After all, it’s how I learned to cook. In the absence of a mentor or a grandmotherly presence in the kitchen, Gourmet has been my guide through the years. It’s to its well-rounded guidance that I attribute my respect for food in all its forms...especially for meats, which I once feared to cook, thinking I’d never do them justice.
That’s why I can’t help but think that if more of society was able to view food through Gourmet’s lens, a greater respect for animals––whether on the dinner plate or on the hoof––would doubtless result.

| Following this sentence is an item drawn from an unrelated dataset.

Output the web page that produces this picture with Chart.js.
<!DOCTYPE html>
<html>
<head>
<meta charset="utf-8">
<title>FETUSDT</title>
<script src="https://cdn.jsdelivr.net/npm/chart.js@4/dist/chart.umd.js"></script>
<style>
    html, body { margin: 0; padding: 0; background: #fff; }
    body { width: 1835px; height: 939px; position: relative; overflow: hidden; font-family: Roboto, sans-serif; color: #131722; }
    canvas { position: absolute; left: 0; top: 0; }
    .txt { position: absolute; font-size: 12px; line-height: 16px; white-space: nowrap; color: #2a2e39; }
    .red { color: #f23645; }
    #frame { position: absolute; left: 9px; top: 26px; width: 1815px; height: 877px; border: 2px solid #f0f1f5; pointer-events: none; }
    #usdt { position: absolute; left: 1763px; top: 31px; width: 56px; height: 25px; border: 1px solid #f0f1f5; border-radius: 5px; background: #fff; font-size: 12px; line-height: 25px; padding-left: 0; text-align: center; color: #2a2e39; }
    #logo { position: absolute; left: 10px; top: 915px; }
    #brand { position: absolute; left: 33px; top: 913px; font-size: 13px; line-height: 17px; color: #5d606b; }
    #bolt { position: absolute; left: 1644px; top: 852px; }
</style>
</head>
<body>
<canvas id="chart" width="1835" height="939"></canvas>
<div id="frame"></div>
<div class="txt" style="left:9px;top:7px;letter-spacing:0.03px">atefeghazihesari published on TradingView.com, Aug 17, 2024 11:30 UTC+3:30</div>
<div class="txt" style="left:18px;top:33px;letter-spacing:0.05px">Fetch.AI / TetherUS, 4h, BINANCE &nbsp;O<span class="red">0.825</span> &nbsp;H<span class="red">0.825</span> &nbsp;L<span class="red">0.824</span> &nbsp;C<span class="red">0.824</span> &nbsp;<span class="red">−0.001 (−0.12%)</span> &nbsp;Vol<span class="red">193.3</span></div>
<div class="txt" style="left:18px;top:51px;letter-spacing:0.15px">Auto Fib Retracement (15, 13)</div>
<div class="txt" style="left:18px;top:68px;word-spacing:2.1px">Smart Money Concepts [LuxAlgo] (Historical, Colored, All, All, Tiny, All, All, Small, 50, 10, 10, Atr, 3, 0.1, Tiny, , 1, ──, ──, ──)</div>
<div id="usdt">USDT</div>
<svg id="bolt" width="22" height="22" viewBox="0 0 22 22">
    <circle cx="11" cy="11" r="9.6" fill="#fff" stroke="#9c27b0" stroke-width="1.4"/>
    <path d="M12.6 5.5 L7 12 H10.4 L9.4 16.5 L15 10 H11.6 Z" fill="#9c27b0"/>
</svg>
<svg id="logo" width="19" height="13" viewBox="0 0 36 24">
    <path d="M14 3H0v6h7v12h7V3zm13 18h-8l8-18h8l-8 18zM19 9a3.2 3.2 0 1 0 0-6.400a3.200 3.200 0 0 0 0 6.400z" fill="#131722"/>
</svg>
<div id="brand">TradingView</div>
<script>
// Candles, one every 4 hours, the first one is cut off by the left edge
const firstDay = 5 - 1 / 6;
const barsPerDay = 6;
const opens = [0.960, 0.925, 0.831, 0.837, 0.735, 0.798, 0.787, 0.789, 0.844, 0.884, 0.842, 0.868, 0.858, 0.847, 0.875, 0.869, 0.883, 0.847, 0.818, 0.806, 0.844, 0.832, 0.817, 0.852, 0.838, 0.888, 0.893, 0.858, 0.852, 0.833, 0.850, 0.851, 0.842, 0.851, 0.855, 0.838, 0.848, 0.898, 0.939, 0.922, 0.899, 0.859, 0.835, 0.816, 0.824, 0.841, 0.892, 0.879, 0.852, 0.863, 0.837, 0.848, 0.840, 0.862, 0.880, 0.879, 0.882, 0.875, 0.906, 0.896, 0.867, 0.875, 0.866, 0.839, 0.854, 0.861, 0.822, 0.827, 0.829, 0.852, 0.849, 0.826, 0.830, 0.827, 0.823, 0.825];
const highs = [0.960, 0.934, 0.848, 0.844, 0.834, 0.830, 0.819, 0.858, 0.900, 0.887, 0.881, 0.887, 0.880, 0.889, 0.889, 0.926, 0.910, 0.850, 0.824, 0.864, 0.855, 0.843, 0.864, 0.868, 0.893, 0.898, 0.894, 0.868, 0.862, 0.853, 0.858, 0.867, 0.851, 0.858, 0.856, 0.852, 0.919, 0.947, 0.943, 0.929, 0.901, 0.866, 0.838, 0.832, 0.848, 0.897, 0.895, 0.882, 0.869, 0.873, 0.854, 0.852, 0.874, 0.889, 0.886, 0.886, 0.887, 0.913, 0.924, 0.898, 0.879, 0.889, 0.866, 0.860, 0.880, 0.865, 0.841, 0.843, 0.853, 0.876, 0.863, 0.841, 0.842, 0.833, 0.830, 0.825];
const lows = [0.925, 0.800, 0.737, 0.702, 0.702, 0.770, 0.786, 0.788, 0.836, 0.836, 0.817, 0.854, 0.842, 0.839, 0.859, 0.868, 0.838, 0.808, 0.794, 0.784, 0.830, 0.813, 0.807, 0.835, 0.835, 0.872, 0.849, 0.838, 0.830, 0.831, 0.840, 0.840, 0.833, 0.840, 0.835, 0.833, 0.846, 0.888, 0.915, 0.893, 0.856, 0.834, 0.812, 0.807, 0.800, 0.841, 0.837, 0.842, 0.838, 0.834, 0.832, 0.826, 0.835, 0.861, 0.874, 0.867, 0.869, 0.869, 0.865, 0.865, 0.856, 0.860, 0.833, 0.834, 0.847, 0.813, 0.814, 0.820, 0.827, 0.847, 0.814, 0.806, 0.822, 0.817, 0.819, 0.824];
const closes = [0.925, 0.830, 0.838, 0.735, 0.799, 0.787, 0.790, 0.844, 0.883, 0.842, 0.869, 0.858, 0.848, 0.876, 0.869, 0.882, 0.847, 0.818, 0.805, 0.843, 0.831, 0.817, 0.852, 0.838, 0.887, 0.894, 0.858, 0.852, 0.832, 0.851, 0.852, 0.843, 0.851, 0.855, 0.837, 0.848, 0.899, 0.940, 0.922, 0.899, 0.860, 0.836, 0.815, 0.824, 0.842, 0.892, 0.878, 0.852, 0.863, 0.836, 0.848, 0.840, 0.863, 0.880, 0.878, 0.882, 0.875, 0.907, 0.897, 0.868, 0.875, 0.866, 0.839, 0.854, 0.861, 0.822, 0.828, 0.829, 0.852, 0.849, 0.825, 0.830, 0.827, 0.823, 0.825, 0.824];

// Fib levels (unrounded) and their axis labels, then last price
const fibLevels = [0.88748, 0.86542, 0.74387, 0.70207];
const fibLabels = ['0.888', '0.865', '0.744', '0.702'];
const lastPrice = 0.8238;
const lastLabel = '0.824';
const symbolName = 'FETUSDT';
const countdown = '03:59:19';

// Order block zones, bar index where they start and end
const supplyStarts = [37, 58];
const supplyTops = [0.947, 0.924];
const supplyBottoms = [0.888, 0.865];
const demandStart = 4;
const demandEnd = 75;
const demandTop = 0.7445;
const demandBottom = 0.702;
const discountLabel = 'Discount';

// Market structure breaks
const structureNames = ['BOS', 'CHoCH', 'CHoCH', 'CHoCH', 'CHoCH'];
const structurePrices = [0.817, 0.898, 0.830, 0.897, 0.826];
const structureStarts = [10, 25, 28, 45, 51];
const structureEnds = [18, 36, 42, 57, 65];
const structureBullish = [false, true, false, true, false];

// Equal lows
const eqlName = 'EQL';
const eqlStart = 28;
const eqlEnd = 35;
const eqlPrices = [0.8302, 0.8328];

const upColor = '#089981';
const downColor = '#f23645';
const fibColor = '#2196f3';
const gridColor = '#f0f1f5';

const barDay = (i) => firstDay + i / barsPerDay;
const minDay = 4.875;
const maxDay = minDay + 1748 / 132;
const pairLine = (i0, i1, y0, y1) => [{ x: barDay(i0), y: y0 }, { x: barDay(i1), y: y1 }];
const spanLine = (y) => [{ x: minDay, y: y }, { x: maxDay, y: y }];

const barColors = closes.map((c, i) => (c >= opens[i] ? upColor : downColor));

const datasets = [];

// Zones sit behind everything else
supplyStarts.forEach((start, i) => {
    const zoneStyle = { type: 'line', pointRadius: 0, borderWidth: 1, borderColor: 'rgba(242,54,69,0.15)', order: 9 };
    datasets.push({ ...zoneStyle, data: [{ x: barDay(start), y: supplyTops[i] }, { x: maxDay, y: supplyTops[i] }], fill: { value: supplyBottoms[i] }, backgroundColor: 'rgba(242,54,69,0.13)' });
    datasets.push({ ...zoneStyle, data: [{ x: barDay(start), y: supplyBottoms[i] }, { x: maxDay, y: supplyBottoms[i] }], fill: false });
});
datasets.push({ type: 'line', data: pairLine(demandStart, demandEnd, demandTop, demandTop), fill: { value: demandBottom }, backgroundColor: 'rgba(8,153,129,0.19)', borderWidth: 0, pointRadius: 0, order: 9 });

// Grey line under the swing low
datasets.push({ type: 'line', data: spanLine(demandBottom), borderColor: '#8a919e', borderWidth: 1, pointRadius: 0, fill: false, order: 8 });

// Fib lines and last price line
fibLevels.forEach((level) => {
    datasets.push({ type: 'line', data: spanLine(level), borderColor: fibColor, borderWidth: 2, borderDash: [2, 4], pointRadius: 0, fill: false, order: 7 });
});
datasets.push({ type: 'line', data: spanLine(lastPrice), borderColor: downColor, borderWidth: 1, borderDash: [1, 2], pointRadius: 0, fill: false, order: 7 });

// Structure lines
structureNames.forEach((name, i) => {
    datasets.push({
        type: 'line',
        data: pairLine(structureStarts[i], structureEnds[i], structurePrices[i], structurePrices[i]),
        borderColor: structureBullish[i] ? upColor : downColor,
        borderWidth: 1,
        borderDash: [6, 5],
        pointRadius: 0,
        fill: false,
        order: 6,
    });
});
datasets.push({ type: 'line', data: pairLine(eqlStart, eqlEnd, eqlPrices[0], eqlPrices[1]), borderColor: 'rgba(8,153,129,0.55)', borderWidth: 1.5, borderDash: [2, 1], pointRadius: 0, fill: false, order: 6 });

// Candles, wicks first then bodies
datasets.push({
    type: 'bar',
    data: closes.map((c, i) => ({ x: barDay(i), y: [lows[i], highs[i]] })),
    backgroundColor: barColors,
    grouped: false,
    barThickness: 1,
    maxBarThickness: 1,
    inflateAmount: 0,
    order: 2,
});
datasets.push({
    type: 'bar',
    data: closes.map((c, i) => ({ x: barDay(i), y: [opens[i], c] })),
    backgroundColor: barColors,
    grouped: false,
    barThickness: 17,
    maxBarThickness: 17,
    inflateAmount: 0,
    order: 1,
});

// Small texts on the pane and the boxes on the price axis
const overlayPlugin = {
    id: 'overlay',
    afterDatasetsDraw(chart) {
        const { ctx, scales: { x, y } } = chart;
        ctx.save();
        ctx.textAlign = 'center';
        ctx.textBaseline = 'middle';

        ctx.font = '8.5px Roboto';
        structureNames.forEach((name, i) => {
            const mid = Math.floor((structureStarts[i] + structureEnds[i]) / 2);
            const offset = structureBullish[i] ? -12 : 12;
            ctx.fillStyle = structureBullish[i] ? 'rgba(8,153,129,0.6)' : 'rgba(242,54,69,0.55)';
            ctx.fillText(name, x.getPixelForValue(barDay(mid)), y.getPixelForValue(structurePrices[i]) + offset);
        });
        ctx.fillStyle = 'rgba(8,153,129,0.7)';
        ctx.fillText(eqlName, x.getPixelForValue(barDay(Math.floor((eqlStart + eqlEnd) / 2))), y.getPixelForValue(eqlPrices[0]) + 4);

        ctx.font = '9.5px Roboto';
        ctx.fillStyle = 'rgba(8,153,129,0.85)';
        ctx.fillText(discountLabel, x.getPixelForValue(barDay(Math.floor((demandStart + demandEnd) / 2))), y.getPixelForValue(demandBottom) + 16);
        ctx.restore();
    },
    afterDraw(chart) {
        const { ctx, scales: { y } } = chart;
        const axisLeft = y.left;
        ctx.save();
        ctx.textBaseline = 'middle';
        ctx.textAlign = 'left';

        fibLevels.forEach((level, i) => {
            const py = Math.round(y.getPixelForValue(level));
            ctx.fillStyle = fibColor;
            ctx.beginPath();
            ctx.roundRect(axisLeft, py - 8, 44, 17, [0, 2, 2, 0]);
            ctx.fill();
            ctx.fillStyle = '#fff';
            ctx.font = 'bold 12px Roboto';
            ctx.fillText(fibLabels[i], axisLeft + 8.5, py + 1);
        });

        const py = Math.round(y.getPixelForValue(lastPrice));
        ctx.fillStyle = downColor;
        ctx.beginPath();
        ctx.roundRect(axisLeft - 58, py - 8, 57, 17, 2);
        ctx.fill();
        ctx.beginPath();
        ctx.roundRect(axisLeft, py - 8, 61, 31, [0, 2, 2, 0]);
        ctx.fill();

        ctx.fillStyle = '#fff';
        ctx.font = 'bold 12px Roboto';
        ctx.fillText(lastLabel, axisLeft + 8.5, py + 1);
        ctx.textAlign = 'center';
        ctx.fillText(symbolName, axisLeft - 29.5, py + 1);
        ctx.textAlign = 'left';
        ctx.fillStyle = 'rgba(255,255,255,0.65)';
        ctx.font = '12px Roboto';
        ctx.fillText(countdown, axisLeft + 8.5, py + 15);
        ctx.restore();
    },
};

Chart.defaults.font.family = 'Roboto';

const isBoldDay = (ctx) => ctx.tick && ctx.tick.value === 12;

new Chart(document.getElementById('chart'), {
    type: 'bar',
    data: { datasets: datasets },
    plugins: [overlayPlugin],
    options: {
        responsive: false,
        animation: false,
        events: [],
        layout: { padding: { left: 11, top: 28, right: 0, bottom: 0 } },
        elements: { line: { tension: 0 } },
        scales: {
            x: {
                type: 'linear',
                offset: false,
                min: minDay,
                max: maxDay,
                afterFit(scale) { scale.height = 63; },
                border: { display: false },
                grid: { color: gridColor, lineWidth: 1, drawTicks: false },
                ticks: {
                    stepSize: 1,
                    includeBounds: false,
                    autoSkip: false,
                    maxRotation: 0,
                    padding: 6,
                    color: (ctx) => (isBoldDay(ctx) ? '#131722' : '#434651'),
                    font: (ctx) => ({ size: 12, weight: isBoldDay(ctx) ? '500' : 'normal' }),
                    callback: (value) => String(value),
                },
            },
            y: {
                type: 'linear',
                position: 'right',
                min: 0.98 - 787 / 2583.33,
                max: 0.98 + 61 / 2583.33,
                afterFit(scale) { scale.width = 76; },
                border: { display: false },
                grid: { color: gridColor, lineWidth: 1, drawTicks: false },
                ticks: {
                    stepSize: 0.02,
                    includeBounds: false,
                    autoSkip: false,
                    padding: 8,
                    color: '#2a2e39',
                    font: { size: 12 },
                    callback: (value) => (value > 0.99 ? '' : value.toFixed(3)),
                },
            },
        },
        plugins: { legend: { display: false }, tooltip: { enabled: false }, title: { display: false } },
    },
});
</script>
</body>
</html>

Take last night’s stew, based on a recipe for countrified lamb shanks sourced from this month’s issue: As I deboned the lamb’s leg, chopped it into imperfect chunks and browned them in olive oil, I took my sweet time getting them just right. After all, this little animal deserved nothing less than the kind of attention Gourmet’s guest chef had specified.
Later, as I let them simmer in the heady, Bourbon-spiked sauce, I had to wonder: In the absence of a supermarket checkout publication like this one, how will other generations manage it? How will they learn?
Ultimately, I decided, it’s not so much about me and mine. Rather, it’s more to do with what happens to animals like this one on my stovetop. Without a cultural touchstone like Gourmet to guide an appreciation for their service, how will they fare?